Garagem do Amílcar

O blog do Amílcar Filhoses, o Profeta do Agrotuning

09 setembro 2007

A tradição do 1º salário

Uma das coisas que mais me fascina, para além da crise do sector das furgonetas no Mali, é a tradição do primeiro salário. É que esta tradição é particularmente demente. Há os touros de morte, em que se matam touros por diversão. Há o banho do ano em que o pessoal vai no primeiro dia do ano tomar uma banhoca no mar. E há esta tradição que consiste em fazer gastos desnecessários e supérfluos, numa altura em que ainda não temos propriamente liberdade financeira para fazer as ditas “maluquices”.

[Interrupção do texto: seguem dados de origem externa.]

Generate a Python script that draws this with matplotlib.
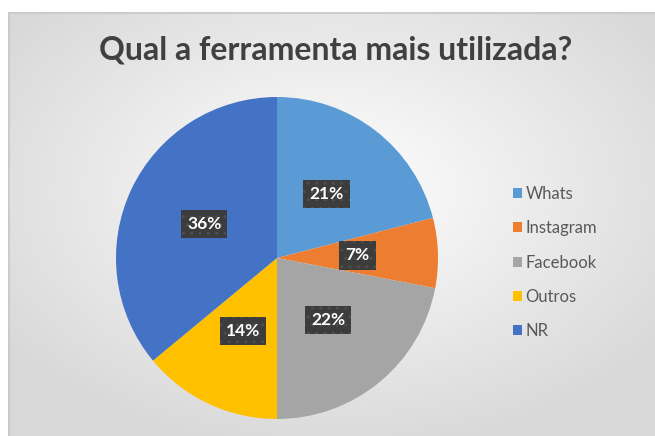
import numpy as np
import matplotlib
matplotlib.use("Agg")
import matplotlib.pyplot as plt
from matplotlib.patches import Patch

categories = ["Whats", "Instagram", "Facebook", "Outros", "NR"]
values = [21, 7, 22, 14, 36]
colors = ["#5b9bd5", "#ed7d31", "#a5a5a5", "#ffc000", "#4472c4"]
title = "Qual a ferramenta mais utilizada?"

W, H = 655, 436
fig = plt.figure(figsize=(W / 100, H / 100), dpi=100)
fig.patch.set_facecolor("white")

# chart area background with radial gradient
x0, y0 = 8, 12
bg = fig.add_axes([x0 / W, 0, (W - x0) / W, (H - y0) / H])
bg.set_axis_off()
ny, nx = 300, 450
yy, xx = np.mgrid[0:ny, 0:nx]
cx, cy = nx * 0.5, ny * 0.42
r = np.sqrt(((xx - cx) / nx) ** 2 + ((yy - cy) / ny) ** 2) / 0.62
r = np.clip(r, 0, 1)
c0 = np.array([1.0, 1.0, 1.0])
c1 = np.array([0.85, 0.85, 0.85])
img = c0[None, None, :] * (1 - r[..., None]) + c1[None, None, :] * r[..., None]
bg.imshow(img, extent=[0, 1, 0, 1], aspect="auto", origin="upper", zorder=0)
bg.set_xlim(0, 1)
bg.set_ylim(0, 1)
bg.plot([0.001, 0.001, 1], [0, 0.998, 0.998], color="#c8c8c8", lw=1.2,
        transform=bg.transAxes, clip_on=False)

# title
fig.text(336 / W, 1 - 50 / H, title, ha="center", va="center",
         fontsize=23, fontweight="bold", color="#404040", family="Lato")

# pie
pcx, pcy, pr = 277, 258, 161
ax = fig.add_axes([(pcx - pr) / W, (H - pcy - pr) / H, 2 * pr / W, 2 * pr / H])
ax.set_axis_off()
wedges, texts, autotexts = ax.pie(
    values, colors=colors, startangle=90, counterclock=False,
    autopct=lambda p: f"{p:.0f}%", pctdistance=0.5, radius=1,
    wedgeprops=dict(linewidth=0),
    textprops=dict(color="white", fontsize=12.5, fontweight="bold", family="Lato"),
)
for t in autotexts:
    t.set_bbox(dict(boxstyle="square,pad=0.35", facecolor="#3c3c3c",
                    edgecolor="#4e4e4e", hatch="..", linewidth=0))
ax.set_xlim(-1, 1)
ax.set_ylim(-1, 1)

# legend
handles = [Patch(facecolor=c, edgecolor="none") for c in colors]
leg = fig.legend(handles, categories, loc="upper left",
                 bbox_to_anchor=(498 / W, 1 - 171 / H), frameon=False,
                 handlelength=0.55, handleheight=0.55, handletextpad=0.2,
                 labelspacing=1.1, prop=dict(family="Lato", size=12))
for t in leg.get_texts():
    t.set_color("#595959")

fig.savefig("out.png", dpi=100)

Nunca cheguei muito bem a perceber a ideia de tudo isto. Esta atitude é tão inteligente como oferecer a alguém que foi operado ao ombro um jogo de dardos como prenda de melhoras. Está bem, é uma tradição, já entendi. Mas não deixa de ser estúpida por isso, ou deixa? Acompanhem o meu pensamento. Uma pessoa recebe o seu primeiro salário e pensa: “Olha, giro era mandar o salário para o galheiro e comprar um relógio que me dure a vida toda. Pelo sim pelo não, compra-se já o bicho e fica arrumado para o resto da vida. É como os crucifixos de ouro, mas sem o gadelhas ao pendurão.” Não faz sentido! Tudo isto para quê? Para poder dizer aos netos “Olha, vês este relógio aqui? Comprei-o com o meu primeiro salário. Para me recordar dos tempos em que era explorado”.

O problema nem é o relógio em si. É bem pior quando se emprega o primeiro salário em louceiros ou em trens de cozinha, variantes bem mais sinistras, diga-se de passagem. É o conceito. Quem terá inventado isto? De certeza que foi o mesmo gajo que se lembrou de associar ovos de chocolate à Páscoa. “Então, Páscoa… Páscoa, Páscoa… temos o Jesus que falece e depois diz que era a fingir. Temos um coelho que aprece não se sabe bem de onde… cá está. Coelho, ovo… de chocolate”.

É um facto: aceitamos tudo o que é tradição. Se alguém disser “Lá na minha aldeia tem-se por hábito comer bocadinhos de excremento de porco todas as últimas quintas de cada mês” é óbvio que vamos comentar que aquilo é no mínimo sinistro. Mas, se dissermos “Lá na minha aldeia é tradição comer bocadinhos de excremento de porco todas as últimas quintas de cada mês” o que vamos ouvir são comentários de “Ah, que giro, tão pitoresco. Temos de lá ir, Judite”.

Por isso apelo. Não se deixem levar por tudo o que é tradição. Está bem que não podemos ignorar o passado. Está bem que as tradições são estruturantes numa sociedade. Que sem elas não temos real identidade. Mas expliquem-me. Com estas tradições, para onde vamos nós?